What makes you want to go to the Gurdwara? Whether it’s the warm prashad when it’s made fresh, or finding a sense of calm while listening to the hymns, the motive can be whatever personal strings are pulled when feeling compelled for a visit.
In conversation amongst peers or family, a visit to the Gurdwara is often mentioned when something unfortunate happens, or a job interview is pending, or an exam at school is lurking, or an illness strikes a loved one…and usually unmentioned, is the quiet thought of wanting to say ‘thank you’ to God or an ask for forgiveness. In any case, when everyone congregates at the Gurdwara, silent prayers are being shared and blessings are being showered in solace.

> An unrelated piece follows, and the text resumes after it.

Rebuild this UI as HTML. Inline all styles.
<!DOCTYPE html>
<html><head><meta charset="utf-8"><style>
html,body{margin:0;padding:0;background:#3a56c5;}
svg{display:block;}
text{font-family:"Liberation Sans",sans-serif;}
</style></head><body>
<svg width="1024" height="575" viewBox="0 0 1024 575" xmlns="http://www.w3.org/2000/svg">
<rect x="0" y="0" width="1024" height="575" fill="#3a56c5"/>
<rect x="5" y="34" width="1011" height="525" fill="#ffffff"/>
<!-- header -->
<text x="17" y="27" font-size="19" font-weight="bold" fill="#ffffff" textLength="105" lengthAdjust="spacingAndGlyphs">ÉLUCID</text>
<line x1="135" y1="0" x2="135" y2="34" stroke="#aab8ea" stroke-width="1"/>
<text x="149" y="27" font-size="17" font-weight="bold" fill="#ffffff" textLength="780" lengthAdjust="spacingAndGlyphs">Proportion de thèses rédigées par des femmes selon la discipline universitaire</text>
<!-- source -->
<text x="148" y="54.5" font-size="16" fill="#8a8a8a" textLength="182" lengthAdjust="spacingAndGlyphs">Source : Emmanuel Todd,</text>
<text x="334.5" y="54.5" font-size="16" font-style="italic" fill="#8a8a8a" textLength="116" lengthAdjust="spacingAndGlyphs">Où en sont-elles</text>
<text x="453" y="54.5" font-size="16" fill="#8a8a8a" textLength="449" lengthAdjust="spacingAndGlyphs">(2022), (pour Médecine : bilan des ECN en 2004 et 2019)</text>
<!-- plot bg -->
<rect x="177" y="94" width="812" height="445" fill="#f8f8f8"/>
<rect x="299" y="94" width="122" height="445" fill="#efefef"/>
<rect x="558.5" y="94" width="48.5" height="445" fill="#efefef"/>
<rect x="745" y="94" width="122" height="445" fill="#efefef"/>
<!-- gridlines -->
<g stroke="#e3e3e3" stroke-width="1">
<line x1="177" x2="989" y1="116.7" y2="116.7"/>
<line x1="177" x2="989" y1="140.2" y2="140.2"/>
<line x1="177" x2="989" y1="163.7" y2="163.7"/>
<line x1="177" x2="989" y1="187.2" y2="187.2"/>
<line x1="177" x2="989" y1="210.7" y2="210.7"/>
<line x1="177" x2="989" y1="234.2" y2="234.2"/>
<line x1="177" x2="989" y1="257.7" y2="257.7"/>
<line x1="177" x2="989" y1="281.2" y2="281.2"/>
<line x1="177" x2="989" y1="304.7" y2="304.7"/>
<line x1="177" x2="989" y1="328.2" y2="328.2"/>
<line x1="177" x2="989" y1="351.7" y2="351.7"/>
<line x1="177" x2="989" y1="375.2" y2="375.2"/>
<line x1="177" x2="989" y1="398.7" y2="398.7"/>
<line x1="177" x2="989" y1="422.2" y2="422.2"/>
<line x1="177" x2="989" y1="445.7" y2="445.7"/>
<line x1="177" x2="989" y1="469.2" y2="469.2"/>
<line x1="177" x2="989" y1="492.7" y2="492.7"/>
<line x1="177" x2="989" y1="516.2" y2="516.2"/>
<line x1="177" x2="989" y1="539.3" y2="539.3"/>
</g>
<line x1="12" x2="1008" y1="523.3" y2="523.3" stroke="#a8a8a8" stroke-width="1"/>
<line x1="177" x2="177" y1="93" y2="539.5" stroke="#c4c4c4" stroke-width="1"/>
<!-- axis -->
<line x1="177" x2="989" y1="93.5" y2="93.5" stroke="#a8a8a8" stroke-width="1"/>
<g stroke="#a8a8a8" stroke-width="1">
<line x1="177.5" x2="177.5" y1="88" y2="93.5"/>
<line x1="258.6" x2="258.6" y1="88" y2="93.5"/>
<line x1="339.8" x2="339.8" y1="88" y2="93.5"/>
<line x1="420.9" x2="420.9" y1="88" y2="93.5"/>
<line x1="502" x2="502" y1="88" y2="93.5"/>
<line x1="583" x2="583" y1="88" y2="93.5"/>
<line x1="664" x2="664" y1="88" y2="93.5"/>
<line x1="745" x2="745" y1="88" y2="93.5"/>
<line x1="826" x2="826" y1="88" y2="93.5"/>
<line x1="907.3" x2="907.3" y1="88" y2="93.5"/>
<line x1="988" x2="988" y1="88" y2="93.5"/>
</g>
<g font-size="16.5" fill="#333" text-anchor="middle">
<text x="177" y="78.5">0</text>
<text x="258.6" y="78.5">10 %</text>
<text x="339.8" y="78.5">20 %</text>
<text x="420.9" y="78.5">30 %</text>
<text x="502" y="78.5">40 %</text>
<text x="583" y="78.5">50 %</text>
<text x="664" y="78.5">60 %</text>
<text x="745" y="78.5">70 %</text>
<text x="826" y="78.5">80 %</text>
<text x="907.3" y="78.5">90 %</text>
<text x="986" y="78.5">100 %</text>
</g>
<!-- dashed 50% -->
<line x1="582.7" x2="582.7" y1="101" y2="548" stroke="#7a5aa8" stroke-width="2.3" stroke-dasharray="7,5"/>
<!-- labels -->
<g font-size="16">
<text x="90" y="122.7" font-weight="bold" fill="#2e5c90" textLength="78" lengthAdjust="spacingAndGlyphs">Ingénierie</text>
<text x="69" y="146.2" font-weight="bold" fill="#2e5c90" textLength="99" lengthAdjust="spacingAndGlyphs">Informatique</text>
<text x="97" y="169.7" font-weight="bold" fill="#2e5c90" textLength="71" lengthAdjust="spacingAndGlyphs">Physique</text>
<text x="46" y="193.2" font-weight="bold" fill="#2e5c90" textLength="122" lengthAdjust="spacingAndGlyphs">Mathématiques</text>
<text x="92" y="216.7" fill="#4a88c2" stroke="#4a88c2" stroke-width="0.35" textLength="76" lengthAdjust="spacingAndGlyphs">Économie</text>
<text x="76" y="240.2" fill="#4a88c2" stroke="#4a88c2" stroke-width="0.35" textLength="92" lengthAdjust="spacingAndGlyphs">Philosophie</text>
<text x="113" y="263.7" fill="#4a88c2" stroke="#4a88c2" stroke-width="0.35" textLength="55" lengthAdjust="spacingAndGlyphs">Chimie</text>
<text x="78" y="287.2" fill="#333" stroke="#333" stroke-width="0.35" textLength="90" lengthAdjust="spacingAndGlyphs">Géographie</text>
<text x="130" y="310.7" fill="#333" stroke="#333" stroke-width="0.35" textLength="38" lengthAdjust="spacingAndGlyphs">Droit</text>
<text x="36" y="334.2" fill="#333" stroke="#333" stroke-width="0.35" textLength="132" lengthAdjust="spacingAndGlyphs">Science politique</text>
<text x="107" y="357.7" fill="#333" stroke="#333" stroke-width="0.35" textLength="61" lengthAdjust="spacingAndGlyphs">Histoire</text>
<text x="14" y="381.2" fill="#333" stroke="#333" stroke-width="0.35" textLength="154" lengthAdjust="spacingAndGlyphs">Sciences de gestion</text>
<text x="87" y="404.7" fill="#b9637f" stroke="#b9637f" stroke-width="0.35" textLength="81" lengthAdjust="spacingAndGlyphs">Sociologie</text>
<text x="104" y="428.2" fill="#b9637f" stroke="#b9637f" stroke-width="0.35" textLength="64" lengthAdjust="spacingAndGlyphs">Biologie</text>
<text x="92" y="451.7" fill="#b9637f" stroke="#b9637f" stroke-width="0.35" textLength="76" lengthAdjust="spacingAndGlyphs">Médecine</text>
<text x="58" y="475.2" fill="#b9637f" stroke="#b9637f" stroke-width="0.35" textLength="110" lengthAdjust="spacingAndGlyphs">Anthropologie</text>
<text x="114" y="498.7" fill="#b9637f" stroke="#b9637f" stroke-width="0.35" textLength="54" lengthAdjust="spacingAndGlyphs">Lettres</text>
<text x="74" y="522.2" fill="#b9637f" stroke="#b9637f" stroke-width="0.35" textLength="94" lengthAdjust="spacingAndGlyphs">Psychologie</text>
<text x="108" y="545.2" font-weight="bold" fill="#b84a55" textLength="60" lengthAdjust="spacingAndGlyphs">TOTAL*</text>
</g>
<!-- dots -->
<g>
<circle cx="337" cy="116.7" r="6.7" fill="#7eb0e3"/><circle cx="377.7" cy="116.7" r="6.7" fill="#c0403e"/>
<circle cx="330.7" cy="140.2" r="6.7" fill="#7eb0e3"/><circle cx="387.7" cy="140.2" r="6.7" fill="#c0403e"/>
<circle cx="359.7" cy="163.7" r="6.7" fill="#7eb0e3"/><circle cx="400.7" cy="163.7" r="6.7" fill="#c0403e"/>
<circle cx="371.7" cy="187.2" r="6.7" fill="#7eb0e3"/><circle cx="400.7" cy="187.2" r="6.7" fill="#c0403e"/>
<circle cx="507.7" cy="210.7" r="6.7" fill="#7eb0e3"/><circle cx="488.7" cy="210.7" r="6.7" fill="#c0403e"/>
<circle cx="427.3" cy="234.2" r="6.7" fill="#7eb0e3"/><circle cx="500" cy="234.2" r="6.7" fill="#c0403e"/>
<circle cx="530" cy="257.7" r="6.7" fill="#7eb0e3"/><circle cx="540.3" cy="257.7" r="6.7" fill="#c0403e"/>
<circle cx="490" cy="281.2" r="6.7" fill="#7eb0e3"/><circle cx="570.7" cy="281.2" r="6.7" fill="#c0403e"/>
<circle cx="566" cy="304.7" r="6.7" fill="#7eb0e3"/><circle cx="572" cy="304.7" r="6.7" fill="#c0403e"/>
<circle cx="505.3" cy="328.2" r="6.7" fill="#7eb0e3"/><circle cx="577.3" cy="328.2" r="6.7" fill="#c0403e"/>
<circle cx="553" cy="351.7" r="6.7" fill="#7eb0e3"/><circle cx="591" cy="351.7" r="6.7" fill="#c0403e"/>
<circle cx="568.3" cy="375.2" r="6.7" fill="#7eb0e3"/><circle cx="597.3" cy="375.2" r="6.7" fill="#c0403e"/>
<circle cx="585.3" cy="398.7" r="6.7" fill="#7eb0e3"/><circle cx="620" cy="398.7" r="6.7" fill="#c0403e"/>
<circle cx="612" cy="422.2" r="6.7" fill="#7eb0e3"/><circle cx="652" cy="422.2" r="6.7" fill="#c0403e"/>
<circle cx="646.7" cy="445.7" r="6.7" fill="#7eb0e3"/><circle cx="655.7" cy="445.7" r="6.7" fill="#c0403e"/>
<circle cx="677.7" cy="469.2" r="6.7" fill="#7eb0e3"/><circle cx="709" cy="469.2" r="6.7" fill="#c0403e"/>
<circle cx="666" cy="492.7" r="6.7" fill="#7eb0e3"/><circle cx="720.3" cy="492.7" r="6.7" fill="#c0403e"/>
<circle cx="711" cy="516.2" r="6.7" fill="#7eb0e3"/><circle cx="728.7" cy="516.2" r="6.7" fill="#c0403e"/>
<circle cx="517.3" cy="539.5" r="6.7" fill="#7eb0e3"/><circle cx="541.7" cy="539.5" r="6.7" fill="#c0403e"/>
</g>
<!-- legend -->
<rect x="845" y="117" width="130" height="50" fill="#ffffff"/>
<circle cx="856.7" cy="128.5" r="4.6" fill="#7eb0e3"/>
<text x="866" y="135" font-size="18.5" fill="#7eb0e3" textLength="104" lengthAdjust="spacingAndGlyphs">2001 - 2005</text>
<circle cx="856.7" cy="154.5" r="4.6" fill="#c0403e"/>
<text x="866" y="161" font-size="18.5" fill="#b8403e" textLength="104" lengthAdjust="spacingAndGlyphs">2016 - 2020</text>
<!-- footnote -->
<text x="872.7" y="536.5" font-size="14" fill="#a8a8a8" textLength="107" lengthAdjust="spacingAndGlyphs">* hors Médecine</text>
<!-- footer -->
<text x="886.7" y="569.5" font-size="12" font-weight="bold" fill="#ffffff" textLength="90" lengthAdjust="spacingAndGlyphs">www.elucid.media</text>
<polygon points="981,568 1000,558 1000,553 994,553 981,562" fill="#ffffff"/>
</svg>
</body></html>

Does it make you more or less religious? Not necessarily. How often one goes to the Gurdwara doesn’t define his/her commitment to the Sikh faith or how strongly they believe in God; Most of the time, young adults especially, feel guilty that they don’t go often enough or ‘should’ go a certain number of times. On the contrary, Guru Nanak preached and initiated that “there is only one God, the whole universe is just a manifestation of it and he is therefore, everywhere and in every soul.” How one chooses to channel that connection to God, is an individual choice and the Gurdwara simply offers a special avenue to embrace worship and communal meditation where “one must have control over internal vices and be able to be constantly immersed in virtues clarified in the Guru Granth Sahib.” Although, to be honest, most of us don’t even know what the interpretation is of the Paath being read so eloquently by the Granthis –but maybe that’s the beauty of it- we don’t actually ‘have to’ understand it, as long as we can appreciate its resonance.
Further, acording to Sikhism there is no particular place specifically reserved and furnished for the abode of God’s presence – He lives in every one’s heart, black or white, eastern or western, low caste or high caste, good or bad, rich or poor – there is no distinction. Proudly, Sikhism welcomes all backgrounds and people of different faith without prejudice. These days, the diversity seen within the local Gurdwara congregation speaks for itself, where it’s a pleasant surprise to see those of different races or ethnicities take note of the Sikh practices while at the Gurdwara. It’s not only a sign of respect, but rather a sign of inclusivity that propels a warm and inspiring sense of community.
This really goes to show that the Gurdwara always has an open invitation, with or without a real ‘motive’ to visit. Making a visit to the Gurdwara really shouldn’t feel like an obligation or an expectation to fulfill, as it should be something that brings you some degree of fulfillment and personal meaning – even if it really is just for that delicious warm prashad.